|Ogopogo Statue in Kelowna,British Columbia|
Ogopogo or Naitaka (Salish: n'ha-a-itk, "lake demon") is the name given to a mythical cryptid lake monster reported to live in Okanagan Lake, in British Columbia, Canada. Ogopogo has been allegedly seen by First Nations people since the 19th century. The most common description of Ogopogo is a 40 to 50-foot-long (12 to 15 m) sea serpent. Lake monster investigator Benjamin Radford notes “however, that these First Nations stories were not referring to a literal lake monster like Ogopogo, but instead to a legendary water spirit. The supernatural N’ha-a-itk of the Okanagan Valley Indians is long gone.”
Descriptions vary, but certain characteristics have been repeated through the decades: Ogopogo is green with a snakelike body about 25 meters long. Some say its head looks like a horse, while others say that it’s reptilian or goat-like. Many even claim to have photographed Ogopogo. The pictures have always been inconclusive.
However, Because the physical evidence for the beast is limited to unclear photographs and film, it has also been suggested that the sightings are misidentifications of common animals, such as otters, and inanimate objects, such as floating logs it's also possible that its a plesiosaur, mosasaur or pliosaur.

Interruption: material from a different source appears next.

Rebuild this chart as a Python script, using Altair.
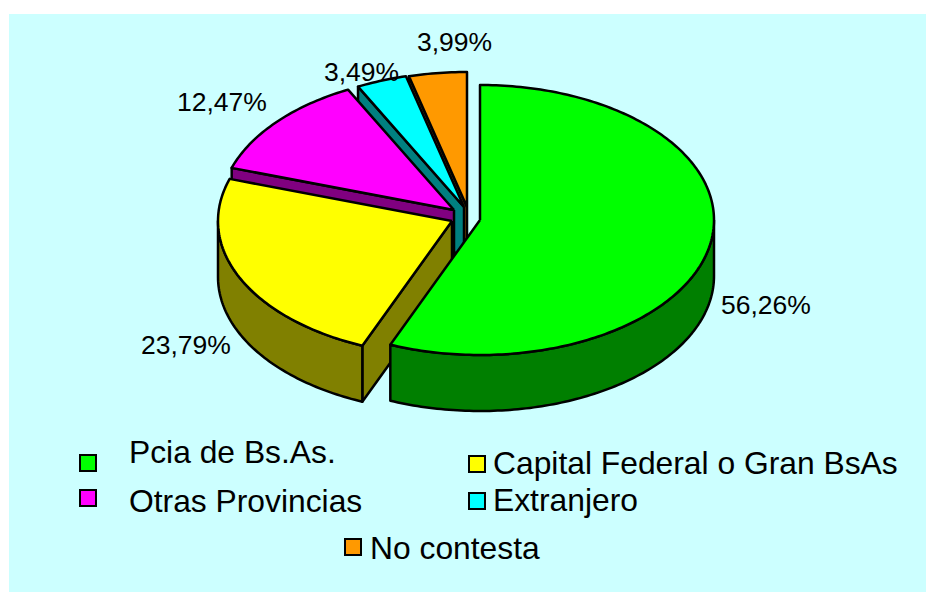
import math
import altair as alt
import pandas as pd

categories = ["Pcia de Bs.As.", "Capital Federal o Gran BsAs", "Otras Provincias", "Extranjero", "No contesta"]
shares = [56.26, 23.79, 12.47, 3.49, 3.99]
share_labels = ["56,26%", "23,79%", "12,47%", "3,49%", "3,99%"]
top_colors = ["#00FF00", "#FFFF00", "#FF00FF", "#00FFFF", "#FF9900"]
side_colors = ["#007F00", "#808000", "#800080", "#008080", "#804D00"]

# layout: pie geometry and placement, in page pixels
apexes = [(480, 220), (452, 221), (454, 210), (464, 207), (467, 207)]
RX, RY, DEPTH = 234, 135, 56
label_pos = [(721, 314), (141, 354), (177, 111), (324, 81), (417, 51)]
legend_box = [(88, 463), (477, 464), (88, 498), (477, 501), (353, 547)]
legend_text = [(129, 463), (493, 474), (129, 512), (493, 511), (370, 559)]

W, H = 918, 584
X = alt.Scale(domain=[8, 8 + W], range=[0, W], nice=False, zero=False)
Y = alt.Scale(domain=[8, 8 + H], range=[0, H], nice=False, zero=False)


def pt(apex, deg):
    a = math.radians(deg)
    return apex[0] + RX * math.sin(a), apex[1] - RY * math.cos(a)


def polygon(points, color):
    pts = list(points) + [points[0]]
    df = pd.DataFrame({"x": [p[0] for p in pts], "y": [p[1] for p in pts], "i": range(len(pts))})
    return alt.Chart(df).mark_line(fill=color, stroke="black", strokeWidth=2.5, strokeJoin="round").encode(
        x=alt.X("x:Q", scale=X, axis=None),
        y=alt.Y("y:Q", scale=Y, axis=None),
        order="i:Q",
    )


def down(p):
    return (p[0], p[1] + DEPTH)


layers = []
bg = pd.DataFrame({"x": [9], "x2": [926], "y": [14], "y2": [592]})
layers.append(alt.Chart(bg).mark_rect(fill="#CCFFFF").encode(
    x=alt.X("x:Q", scale=X, axis=None), x2="x2:Q",
    y=alt.Y("y:Q", scale=Y, axis=None), y2="y2:Q"))

# cumulative angles of every slice, clockwise from twelve o'clock
starts = []
acc = 0.0
for s in shares:
    starts.append(acc)
    acc += s * 3.6

for k in [4, 3, 2, 1, 0]:
    a0, a1 = starts[k], starts[k] + shares[k] * 3.6
    apex = apexes[k]
    # only the radial walls that face the viewer
    if math.sin(math.radians(a0)) < -1e-6:
        p = pt(apex, a0)
        layers.append(polygon([apex, p, down(p), down(apex)], side_colors[k]))
    if math.sin(math.radians(a1)) > 1e-6:
        p = pt(apex, a1)
        layers.append(polygon([apex, p, down(p), down(apex)], side_colors[k]))
    lo, hi = max(a0, 90), min(a1, 270)
    if hi > lo:
        n = int(hi - lo) + 2
        arc = [pt(apex, lo + (hi - lo) * j / (n - 1)) for j in range(n)]
        layers.append(polygon(arc + [down(q) for q in reversed(arc)], side_colors[k]))
    n = int(a1 - a0) + 2
    arc = [pt(apex, a0 + (a1 - a0) * j / (n - 1)) for j in range(n)]
    layers.append(polygon([apex] + arc, top_colors[k]))

labels = pd.DataFrame({"t": share_labels, "x": [p[0] for p in label_pos], "y": [p[1] for p in label_pos]})
layers.append(alt.Chart(labels).mark_text(
    font="Liberation Sans", fontSize=26.5, align="left", baseline="alphabetic", color="black"
).encode(x=alt.X("x:Q", scale=X, axis=None), y=alt.Y("y:Q", scale=Y, axis=None), text="t:N"))

boxes = pd.DataFrame({"c": top_colors, "x": [p[0] for p in legend_box], "y": [p[1] for p in legend_box]})
layers.append(alt.Chart(boxes).mark_point(
    shape="square", size=256, filled=True, stroke="black", strokeWidth=2, opacity=1
).encode(
    x=alt.X("x:Q", scale=X, axis=None), y=alt.Y("y:Q", scale=Y, axis=None),
    fill=alt.Fill("c:N", scale=None)))

names = pd.DataFrame({"t": categories, "x": [p[0] for p in legend_text], "y": [p[1] for p in legend_text]})
layers.append(alt.Chart(names).mark_text(
    font="Liberation Sans", fontSize=31.8, align="left", baseline="alphabetic", color="black"
).encode(x=alt.X("x:Q", scale=X, axis=None), y=alt.Y("y:Q", scale=Y, axis=None), text="t:N"))

chart = alt.layer(*layers).properties(
    width=W, height=H, padding=0, background="white"
).configure_view(stroke=None)

chart.save("out.html", embed_options={"renderer": "svg", "actions": False})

In 1926 a sighting is claimed to have occurred at an Okanagan Mission beach. This event was supposedly witnessed by about thirty cars of people who all claimed to have seen the same thing. In 1968 Art Folden filmed what is claimed to be footage of the alleged creature, showing a large wake moving across the water. A computer analysis of the footage concluded it was a solid, three-dimensional object
In 2011, a cell phone video captured two dark shapes in the water. A suggested explanation is that the video shows two logs. Radford analyzed the video forDiscovery News and concluded that “The video quality is poor and the camera is shaky, but a closer look at the 30-second video reveals that, instead of one long object, there are actually two shorter ones, and they seem to be floating next to each other at slightly different angles. There are no humps, nor head, nor form; only two long, darkish, more or less straight forms that appear to be a few dozen feet long. In short, they look a lot like floating logs, which would not be surprising since Lake Okanagan has tens of thousands of logs harvested by the timber industry floating just under the lake's surface.".